La Prisonnière du désert

Par Tepepa

The Searchers
1956
John Ford
Avec : John Wayne, Jeffrey Hunter, Ward Bond, Harry Carey Jr. Nathalie Wood
Tout a été dit déjà sur ce film. Il n’y a qu’à lire les commentaires sur Western Movies ce mois-ci, le film est intouchable. Sa réussite tient au mystère des personnages, à la mysticité des lieux, à son message anti-raciste, à la beauté de ses plans, de ses non-dits, de toutes les qualités intrinsèques, extrasèques, archisèques, sous-textuelles, sur-textuelles, intra-textuelles, pré-textuelles, post-textuelles, bi-textuelles, constructivistes, déconstructivistes et post-modernistes de sa réalisation. Pourtant, passé la première demi-heure, l’ennui pointe et tire, le rythme s’affadit, ça devient barbant. Ce qui fonctionne en littérature (cette sensation du temps qui passe) ne marche pas aussi bien au cinéma : vertige de la quête, l’ellipse cinématographique anéantit la temporalité. Le début est formidable, haletant, tendu, fort bien tous ces non-dits, ces regards, ces caresses sur des vareuses, ces personnages cadrés dans des portes. OK, c'est du beau cinéma, mais ensuite? Deux fantômes errants, changeant de saisons, de pays, de costumes pour toujours revenir au même point ? On croirait presque par moment, un road movie des années 70, dont le but serait plus le cheminement en lui-même que le but à atteindre, avec Monument Valley en personnage à part entière. Alors oui c’est vrai, le final est magnifique, le mythique « Let’s go home Debbie », puis la porte qui se referme sur l’outcast Ethan, où le Duke vient de faire – cerise sur le gâteau – son petit hommage à Harry Carey, oui superbe, plus belle scène du septième art tout ça OK, je veux bien, n’empêche qu’avant ça on a eu une de ces abominables chansons que John Ford ne pouvait s’empêcher de placer ça et là dans ses films, on a eu une horripilante mexicaine avec ses castagnettes, on a eu l’exécrable séquence avec Look, la grosse indienne pataude, séquence sauvée in extremis par la découverte de sa mort qui remet du drame dans la grosse farce, on a eu un interminable mariage avorté qui retarde l’échéance, désamorce beaucoup de choses pour faire avancer des intrigues secondaires qui finalement n’ont pas tant d’importance que ça, bref on a eu du Ford de chez Ford comme on n’aime pas trop, à part chez les inconditionnels amoureux du vieux borgne.

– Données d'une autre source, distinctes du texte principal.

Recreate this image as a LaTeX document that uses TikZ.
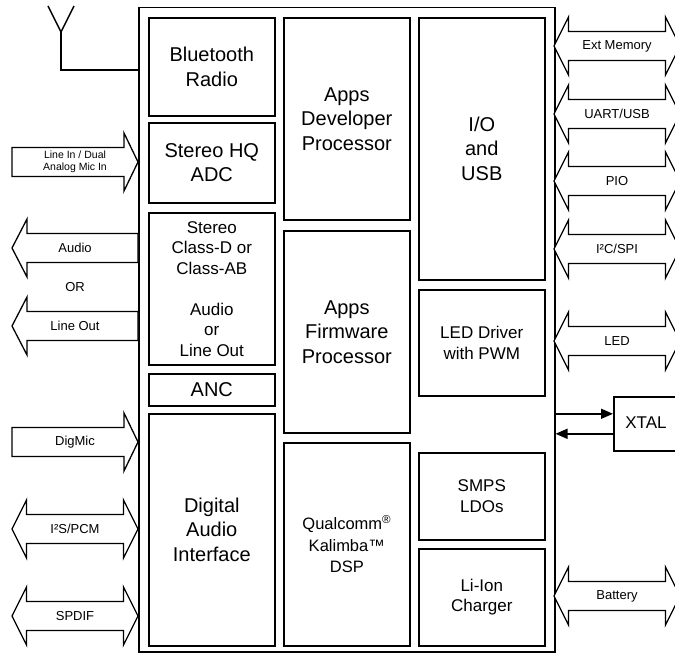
\documentclass[tikz,border=0pt]{standalone}
\usepackage{fontspec}
\setmainfont{Liberation Sans}
\usetikzlibrary{arrows.meta}

\tikzset{
  blk/.style={draw, line width=1.6pt, inner sep=0pt, align=center, anchor=north west},
  big/.style={font=\fontsize{20}{24.5}\selectfont},
  mid/.style={font=\fontsize{17}{20.5}\selectfont},
  dsp/.style={font=\fontsize{16.5}{21.5}\selectfont},
  barrow/.style={draw, line width=1.3pt, line join=miter, fill=white},
  alabel/.style={font=\fontsize{13}{15}\selectfont, inner sep=0pt, align=center},
  tiny/.style={font=\fontsize{10.5}{11.5}\selectfont, inner sep=0pt, align=center},
  sig/.style={line width=1.4pt, -{Triangle[length=12pt,width=10pt]}},
}

% double-headed block arrow: name, left tip x, right tip x, centre y, label
\newcommand{\dblarrow}[5]{%
  \draw[barrow] (#2,#4) -- (#2+14.5,#4-29) -- (#2+14.5,#4-14.5) -- (#3-14.5,#4-14.5)
    -- (#3-14.5,#4-29) -- (#3,#4) -- (#3-14.5,#4+29) -- (#3-14.5,#4+14.5)
    -- (#2+14.5,#4+14.5) -- (#2+14.5,#4+29) -- cycle;
  \node[alabel] (#1) at ({(#2+#3)/2},#4) {#5};}
% block arrow pointing right into the chip: name, centre y, label, label style
\newcommand{\inarrow}[4]{%
  \draw[barrow] (12,#2-14.5) -- (124,#2-14.5) -- (124,#2-29) -- (138,#2)
    -- (124,#2+29) -- (124,#2+14.5) -- (12,#2+14.5) -- cycle;
  \node[#4] (#1) at (75,#2) {#3};}
% block arrow pointing left out of the chip: name, centre y, label
\newcommand{\outarrow}[3]{%
  \draw[barrow] (12,#2) -- (27,#2-29) -- (27,#2-14.5) -- (138,#2-14.5)
    -- (138,#2+14.5) -- (27,#2+14.5) -- (27,#2+29) -- cycle;
  \node[alabel] (#1) at (75,#2) {#3};}

\begin{document}
\begin{tikzpicture}[x=1pt,y=-1pt]
\useasboundingbox (0,0) rectangle (675,655);
\clip (0,0) rectangle (675,655);
\fill[white] (0,0) rectangle (675,655);

% chip outline
\node[draw, line width=1.5pt, inner sep=0pt, anchor=north west,
      minimum width=416pt, minimum height=644pt] (chip) at (138,7) {};

% left column
\node[blk,big,minimum width=126pt,minimum height=98pt]  (bt)   at (148,17)  {Bluetooth\\Radio};
\node[blk,big,minimum width=126pt,minimum height=80pt]  (adc)  at (148,122) {Stereo HQ\\ADC};
\node[blk,mid,minimum width=126pt,minimum height=152pt] (amp)  at (148,212)
  {Stereo\\Class-D or\\Class-AB\\[20.5pt]Audio\\or\\Line Out};
\node[blk,big,minimum width=126pt,minimum height=32pt]  (anc)  at (148,373) {ANC};
\node[blk,big,minimum width=126pt,minimum height=232pt] (dai)  at (148,413) {Digital\\Audio\\Interface};

% middle column
\node[blk,big,minimum width=126pt,minimum height=202pt] (adp)  at (283,17)  {Apps\\Developer\\Processor};
\node[blk,big,minimum width=126pt,minimum height=202pt] (afp)  at (283,230) {Apps\\Firmware\\Processor};
\node[blk,dsp,minimum width=126pt,minimum height=203pt] (dsp)  at (283,442)
  {Qualcomm\textsuperscript{\textregistered}\\Kalimba™\\DSP};

% right column
\node[blk,big,minimum width=126pt,minimum height=262pt] (io)   at (418,17)  {I/O\\and\\USB};
\node[blk,mid,minimum width=126pt,minimum height=106pt] (led)  at (418,289) {LED Driver\\with PWM};
\node[blk,mid,minimum width=126pt,minimum height=87pt]  (smps) at (418,452) {SMPS\\LDOs};
\node[blk,mid,minimum width=126pt,minimum height=97pt]  (chg)  at (418,548) {Li-Ion\\Charger};

% crystal (its right side runs off the page)
\node[draw, line width=1.6pt, inner sep=0pt, anchor=north west,
      minimum width=80pt, minimum height=54pt] (xtal) at (613,396) {};
\node[mid] (xtaltext) at (646,423) {XTAL};
\coordinate (xe) at (chip.east |- xtal.west);
\draw[sig] ([yshift=10pt]xe) -- ([yshift=10pt]xtal.west);
\draw[sig] ([yshift=-10pt]xtal.west) -- ([yshift=-10pt]xe);

% antenna
\coordinate (ant) at (61,70);
\draw[line width=1.4pt] (48,6) -- (61,32) -- (74,6);
\draw[line width=1.4pt] (61,32) -- (ant) -- (chip.west |- ant);

% left-side interfaces
\inarrow{linein}{162}{Line In / Dual\\Analog Mic In}{tiny}
\outarrow{audio}{248}{Audio}
\node[alabel] (or) at (75,287) {OR};
\outarrow{lineout}{326}{Line Out}
\inarrow{digmic}{442}{DigMic}{alabel}
\dblarrow{i2s}{12}{138}{529}{I²S/PCM}
\dblarrow{spdif}{12}{138}{616}{SPDIF}

% right-side interfaces
\dblarrow{extmem}{554}{680}{46}{Ext Memory}
\dblarrow{uart}{554}{680}{114}{UART/USB}
\dblarrow{pio}{554}{680}{181}{PIO}
\dblarrow{i2c}{554}{680}{249}{I²C/SPI}
\dblarrow{ledio}{554}{680}{341}{LED}
\dblarrow{batt}{554}{680}{596}{Battery}
\end{tikzpicture}
\end{document}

Et pourtant dans tout ça, il y a toujours cette ambivalence, l’attaque finale qui s’apparente plus à un massacre (on voit peu de morts, mais on se rend bien compte que le campement est surtout composé de femmes et d’enfants, le Duke qui scalpe son homologue indien, pourtant tué par un autre, et Ward Bond, qui se fait féliciter au final alors qu’il n’a perdu apparemment aucun de ses hommes et que sa troupe hétéroclite a tout de la bande de mercenaires pas vraiment officiels), Ethan, le personnage du Duke, totalement perfide dans ses actes et sa froideur (Ne laisse-t-il pas le personnage joué par Harry Carey Jr. courir droit vers la mort, sans rien faire pour le retenir, ne risque-t-il pas sciemment la vie de Martin (Jeffrey Hunter) pour abattre ses poursuivants dans le dos ?) mais qui a ses sursauts d’humanité et d’amour pour son prochain, il y a ces blanches captives des Comanches, devenues folles – scènes glaçantes – et en même temps les morts indiennes, les scalps de Scar, vengeant ses fils, toute la richesse du cinéma de Ford qui prend l’Homme comme il est, et qui l’aime, dans toute la richesse de ses contradictions.